The girl went to all the sister-in-laws one by one, in vain. None of them wanted to share their sarees with her. The youngest of the sister-in-law agreed to lend her the saree, but on, what could only be called, an eerie condition. If the saree colors get washed in rains or it gets tore anywhere, the sister-in-law will cut the girl’s throat and use the blood to color  the disfigured saree. The young girl agreed, happy to know she would get to wear the saree.

The luck not being on the girl’s side, when she went out to play with her friends, draped in the lahriya saree, it started raining heavily and in fear and confusion, her saree got caught in the swing and was torn. The young girl quickly dried and folded the disfigured saree and went to return it to her sister-in-law. The suspicious sister-in-law opened the saree, only to find it in ruins. Now she had to invoke the clause on the basis of which the saree was given. She went on a hunger strike and asked her husband, the girl’s brother, to kill the girl and fulfill the promise.

Meanwhile, this girl was married but not yet taken to her husband’s home. The time was ripe for her to go there. The brother, worried about his wife’s health, decided to escort the girl to her husband’s home and use this opportunity to kill her and color the saree. He did exactly that. The place where the girl was beheaded, in the jungles, a small flower plant grew. Everyone at her home thought that the girl has reached her husband’s place.

Later, when the dead girl’s husband’s family came inquiring about the girl, the truth came out. And when they tried to pull out the plant, where the girl had died, out came the Teej goddess.”

So, this is the story which is being told time and again across generations since a couple of centuries, if not longer, on the day of teej festival.

When I heard it, I had a lot of questions.

To begin with, why would we, as a society, keep such stories alive? Do we want to say tell our future generations that there was a time when people were more materialistic than now? Or do we want to tell them that violence was a part of everyday life or probably, it still is?

My teacher friends who have lived in different cultural societies such as japan, tell me that in those societies people don’t know how to steal because the concept doesn’t exist. So if there is an object lying on a bench of a park, you are just not supposed to pick it up unless it belongs to you. So people don’t steal, because the concept doesn’t exist.
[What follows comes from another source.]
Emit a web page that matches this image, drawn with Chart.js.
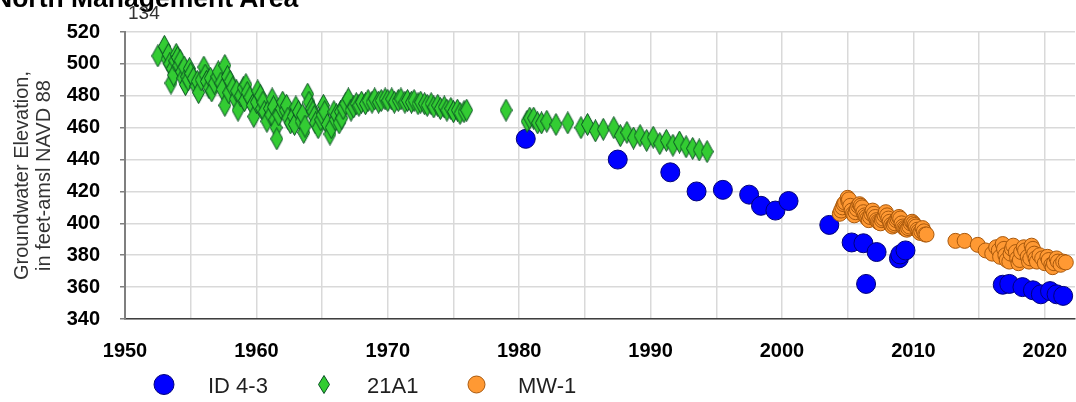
<!DOCTYPE html>
<html>
<head>
<meta charset="utf-8">
<script src="https://cdn.jsdelivr.net/npm/chart.js@4.4.1/dist/chart.umd.min.js"></script>
<style>
  html, body { margin: 0; padding: 0; background: #fff; }
  #wrap { position: relative; width: 1076px; height: 402px; overflow: hidden; font-family: "Liberation Sans", Arial, sans-serif; }
  #chart-title { position: absolute; left: -7px; top: -15px; font-size: 26.5px; font-weight: bold; line-height: 1; color: #000; white-space: nowrap; }
  #well-id { position: absolute; left: 128px; top: 3px; font-size: 19px; line-height: 1; color: #333; }
</style>
</head>
<body>
<div id="wrap">
  <canvas id="chart-hydro"></canvas>
  <div id="chart-title">North Management Area</div>
  <div id="well-id">134</div>
</div>
<script>
// Hydrograph — well 134, North Management Area
const FONT = '"Liberation Sans", Arial, sans-serif';

const xGridYears = [1950, 1955, 1960, 1965, 1970, 1975, 1980, 1985, 1990, 1995, 2000, 2005, 2010, 2015, 2020];
const yTickValues = [340, 360, 380, 400, 420, 440, 460, 480, 500, 520];
const seriesNames = ['ID 4-3', '21A1', 'MW-1'];

// [decimal year, elevation ft]
const id43 = [
  [1980.5, 453], [1987.5, 440], [1991.5, 432], [1993.5, 420], [1995.5, 421],
  [1997.5, 418], [1998.4, 411], [1999.5, 408], [2000.5, 414], [2003.6, 399],
  [2005.3, 388], [2006.2, 387.5], [2006.4, 362], [2007.2, 382], [2008.9, 378],
  [2009.0, 380.5], [2009.4, 383], [2016.8, 361.5], [2017.3, 362], [2018.3, 360],
  [2019.1, 358], [2019.7, 355.5], [2020.4, 357.5], [2020.9, 355.5], [2021.4, 354.5]
];

const well21A1 = [
  [1952.5, 505], [1953.0, 511], [1953.2, 503], [1953.3, 506], [1953.4, 500],
  [1953.5, 488], [1953.6, 497], [1953.7, 493], [1953.8, 502], [1953.9, 506],
  [1954.0, 504], [1954.1, 499], [1954.2, 502], [1954.3, 495], [1954.4, 491],
  [1954.5, 498], [1954.6, 487], [1954.7, 492], [1954.8, 490], [1954.9, 497],
  [1955.0, 494], [1955.2, 491], [1955.4, 486], [1955.5, 489], [1955.6, 482],
  [1955.8, 490], [1956.0, 498], [1956.1, 493], [1956.2, 489], [1956.4, 485],
  [1956.5, 491], [1956.6, 483], [1956.8, 488], [1957.0, 492], [1957.1, 495],
  [1957.3, 488], [1957.4, 484], [1957.6, 499], [1957.6, 474], [1957.8, 492],
  [1957.9, 482], [1958.0, 489], [1958.2, 485], [1958.4, 478], [1958.5, 483],
  [1958.6, 471], [1958.8, 480], [1959.0, 485], [1959.1, 477], [1959.2, 487],
  [1959.3, 482], [1959.5, 479], [1959.7, 474], [1959.8, 467], [1960.0, 476],
  [1960.1, 483], [1960.3, 480], [1960.4, 472], [1960.5, 476], [1960.6, 470],
  [1960.8, 464], [1961.0, 472], [1961.1, 468], [1961.2, 478], [1961.3, 473],
  [1961.4, 465], [1961.5, 460], [1961.55, 453], [1961.7, 468], [1961.9, 472],
  [1962.0, 476], [1962.2, 471], [1962.3, 474], [1962.4, 466], [1962.6, 463],
  [1962.8, 467], [1962.9, 462], [1963.0, 473], [1963.2, 470], [1963.4, 464],
  [1963.5, 468], [1963.6, 457], [1963.7, 461], [1963.9, 481], [1964.0, 476],
  [1964.2, 472], [1964.3, 470], [1964.4, 467], [1964.5, 463], [1964.7, 460],
  [1964.9, 465], [1965.0, 468], [1965.1, 474], [1965.2, 470], [1965.4, 462],
  [1965.6, 456], [1965.7, 460], [1965.9, 470], [1966.0, 465], [1966.1, 468],
  [1966.3, 463], [1966.4, 470], [1966.5, 466], [1966.6, 472], [1966.8, 475],
  [1967.0, 478], [1967.2, 471], [1967.4, 473], [1967.6, 475], [1967.8, 474],
  [1968.0, 476], [1968.3, 475], [1968.5, 477], [1968.8, 476], [1969.0, 478],
  [1969.3, 476], [1969.5, 477], [1969.8, 478], [1970.0, 477], [1970.3, 478],
  [1970.5, 476], [1970.8, 477], [1971.0, 478], [1971.3, 476], [1971.5, 477],
  [1971.8, 476], [1972.0, 477], [1972.3, 475], [1972.5, 476], [1972.8, 475],
  [1973.0, 474], [1973.3, 475], [1973.5, 473], [1973.8, 474], [1974.0, 472],
  [1974.3, 473], [1974.5, 471], [1974.8, 472], [1975.0, 470], [1975.3, 471],
  [1975.5, 469], [1975.8, 470], [1976.0, 471], [1979.0, 471], [1980.6, 464],
  [1980.8, 466], [1981.1, 466], [1981.4, 463], [1981.7, 463], [1982.1, 464],
  [1982.8, 462], [1983.7, 463], [1984.7, 460], [1985.2, 462], [1985.8, 458],
  [1986.4, 459], [1987.2, 460], [1987.7, 455], [1988.2, 457], [1988.7, 453.5],
  [1989.2, 455], [1989.7, 452], [1990.2, 454], [1990.7, 450], [1991.2, 452],
  [1991.7, 449], [1992.2, 451], [1992.7, 448], [1993.2, 447], [1993.7, 446],
  [1994.3, 445]
];

const mw1 = [
  [2004.4, 406], [2004.5, 408], [2004.6, 410], [2004.7, 412], [2004.8, 413],
  [2005.0, 416], [2005.05, 414], [2005.1, 415], [2005.2, 411], [2005.3, 408],
  [2005.4, 406], [2005.5, 405], [2005.6, 407], [2005.7, 409], [2005.8, 411],
  [2005.9, 412], [2006.0, 411], [2006.1, 410], [2006.2, 407], [2006.3, 405],
  [2006.4, 404], [2006.5, 403], [2006.6, 402], [2006.7, 404], [2006.8, 406],
  [2006.9, 408], [2007.0, 406], [2007.1, 404], [2007.2, 402], [2007.3, 401],
  [2007.4, 400.5], [2007.5, 400], [2007.6, 402], [2007.7, 403], [2007.8, 405],
  [2007.9, 407], [2008.0, 405], [2008.1, 403], [2008.2, 401], [2008.3, 399],
  [2008.4, 398], [2008.5, 399], [2008.6, 400], [2008.7, 402], [2008.8, 403],
  [2008.9, 404], [2009.0, 403], [2009.1, 400], [2009.2, 398], [2009.3, 397],
  [2009.4, 396.5], [2009.5, 396], [2009.6, 397], [2009.7, 398], [2009.8, 400],
  [2009.9, 401], [2010.0, 400], [2010.1, 399], [2010.2, 398], [2010.3, 396],
  [2010.4, 395], [2010.5, 394], [2010.6, 395], [2010.7, 397], [2010.8, 395],
  [2010.9, 393], [2011.0, 393],
  [2013.2, 389], [2013.9, 389], [2014.9, 386.5], [2015.5, 383], [2016.0, 381],
  [2016.3, 385], [2016.5, 383], [2016.6, 379], [2016.8, 387], [2016.9, 384],
  [2017.0, 380], [2017.1, 377], [2017.3, 376], [2017.4, 381], [2017.5, 384],
  [2017.6, 386], [2017.8, 382], [2017.9, 378], [2018.0, 375], [2018.1, 377],
  [2018.2, 382], [2018.4, 385], [2018.5, 383], [2018.7, 379], [2018.8, 376],
  [2018.9, 378], [2019.0, 386], [2019.1, 384], [2019.2, 381], [2019.3, 378],
  [2019.4, 376], [2019.6, 380], [2019.8, 378], [2020.0, 375], [2020.2, 379],
  [2020.3, 377], [2020.5, 374], [2020.6, 372.5], [2020.7, 375], [2020.9, 378],
  [2021.0, 376], [2021.2, 374], [2021.4, 376], [2021.6, 375.5]
];

const BLUE = '#0000ff', BLUE_EDGE = '#00007a';
const GREEN = '#33cc33', GREEN_EDGE = '#0a4f24';
const ORANGE = '#ff9933', ORANGE_EDGE = '#a8580c';

function makeDiamond(w, h) {
  const c = document.createElement('canvas');
  c.width = w; c.height = h;
  const g = c.getContext('2d');
  g.beginPath();
  g.moveTo(w / 2, 0.5);
  g.lineTo(w - 0.5, h / 2);
  g.lineTo(w / 2, h - 0.5);
  g.lineTo(0.5, h / 2);
  g.closePath();
  g.fillStyle = GREEN; g.fill();
  g.lineWidth = 1; g.strokeStyle = GREEN_EDGE; g.stroke();
  return c;
}

const diamondPoint = makeDiamond(13, 23);
const diamondLegend = makeDiamond(12, 19);

const toXY = arr => arr.map(([x, y]) => ({ x, y }));

/** legend drawn under the axis, Excel style */
const bottomLegend = {
  id: 'bottomLegend',
  afterDraw(chart) {
    const ctx = chart.ctx;
    const cy = 384.5;
    ctx.save();
    // ID 4-3
    ctx.beginPath(); ctx.arc(164, cy, 10, 0, Math.PI * 2);
    ctx.fillStyle = BLUE; ctx.fill(); ctx.lineWidth = 1; ctx.strokeStyle = BLUE_EDGE; ctx.stroke();
    // 21A1
    ctx.drawImage(diamondLegend, 324 - 6, cy - 9.5);
    // MW-1
    ctx.beginPath(); ctx.arc(476.5, cy, 8.5, 0, Math.PI * 2);
    ctx.fillStyle = ORANGE; ctx.fill(); ctx.strokeStyle = ORANGE_EDGE; ctx.stroke();

    ctx.font = '22px ' + FONT;
    ctx.fillStyle = '#1f1f1f';
    ctx.textBaseline = 'alphabetic';
    ctx.textAlign = 'left';
    const textX = [208, 367, 518];
    seriesNames.forEach((n, i) => ctx.fillText(n, textX[i], 393));
    ctx.restore();
  }
};

new Chart(document.getElementById('chart-hydro'), {
  type: 'scatter',
  data: {
    datasets: [
      {
        label: seriesNames[0], data: toXY(id43), order: 3, clip: false,
        pointStyle: 'circle', pointRadius: 9.5, pointHoverRadius: 9.5,
        backgroundColor: BLUE, borderColor: BLUE_EDGE, borderWidth: 1
      },
      {
        label: seriesNames[1], data: toXY(well21A1), order: 2, clip: false,
        pointStyle: diamondPoint, pointRadius: 11,
        backgroundColor: GREEN, borderColor: GREEN_EDGE, borderWidth: 1
      },
      {
        label: seriesNames[2], data: toXY(mw1), order: 1, clip: false,
        pointStyle: 'circle', pointRadius: 7.5, pointHoverRadius: 7.5,
        backgroundColor: ORANGE, borderColor: ORANGE_EDGE, borderWidth: 1
      }
    ]
  },
  options: {
    responsive: true,
    maintainAspectRatio: false,
    animation: false,
    layout: { autoPadding: false, padding: { top: 31, right: 1, bottom: 0, left: 0 } },
    plugins: {
      legend: { display: false },
      tooltip: { enabled: false }
    },
    scales: {
      x: {
        type: 'linear',
        min: 1950,
        max: 2022.3,
        afterBuildTicks(s) { s.ticks = xGridYears.map(v => ({ value: v })); },
        afterFit(s) { s.height = 83; s.paddingLeft = 0; s.paddingRight = 0; },
        grid: { color: '#d9d9d9', lineWidth: 1.5, drawTicks: false },
        border: { display: true, color: '#3f3f3f', width: 1.5 },
        ticks: {
          padding: 20, color: '#000', autoSkip: false, maxRotation: 0,
          font: { family: FONT, size: 20, weight: 'bold' },
          callback: v => (v % 10 === 0 ? String(v) : '')
        }
      },
      y: {
        min: 340,
        max: 520,
        afterBuildTicks(s) { s.ticks = yTickValues.map(v => ({ value: v })); },
        afterFit(s) { s.width = 125; },
        grid: { color: '#d9d9d9', lineWidth: 1.5, tickLength: 5, tickColor: '#7f7f7f' },
        border: { display: true, color: '#7f7f7f', width: 2 },
        ticks: {
          padding: 20, color: '#000',
          font: { family: FONT, size: 20, weight: 'bold' },
          callback: v => String(v)
        },
        title: {
          display: true,
          text: ['Groundwater Elevation,', 'in feet-amsl NAVD 88'],
          color: '#333',
          font: { family: FONT, size: 20, lineHeight: 1.1 },
          padding: { top: 11, bottom: 0 }
        }
      }
    }
  },
  plugins: [bottomLegend]
});
</script>
</body>
</html>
In the same breadth, if we analyse this story, doesn’t it introduce the concept of killing and revenge to those who were otherwise ignorant of it? Why spread a virtue by introducing a vice? Why not instead, have a story where in the raining season, a young girl wanted to fill a tank of water, but the water would not go in that direction, so a goddess came to help her (if you insist to bring in the supernatural characters). Better still, the entire village supported her and together, they were successful in filling the tank which would store water for them in the dry season.

What values are we teaching ourselves and our future generations by these festivals and religious ceremonies? Or are we so busy and unconcerned and dumb, that we will merely play and act as told, without questioning or wondering?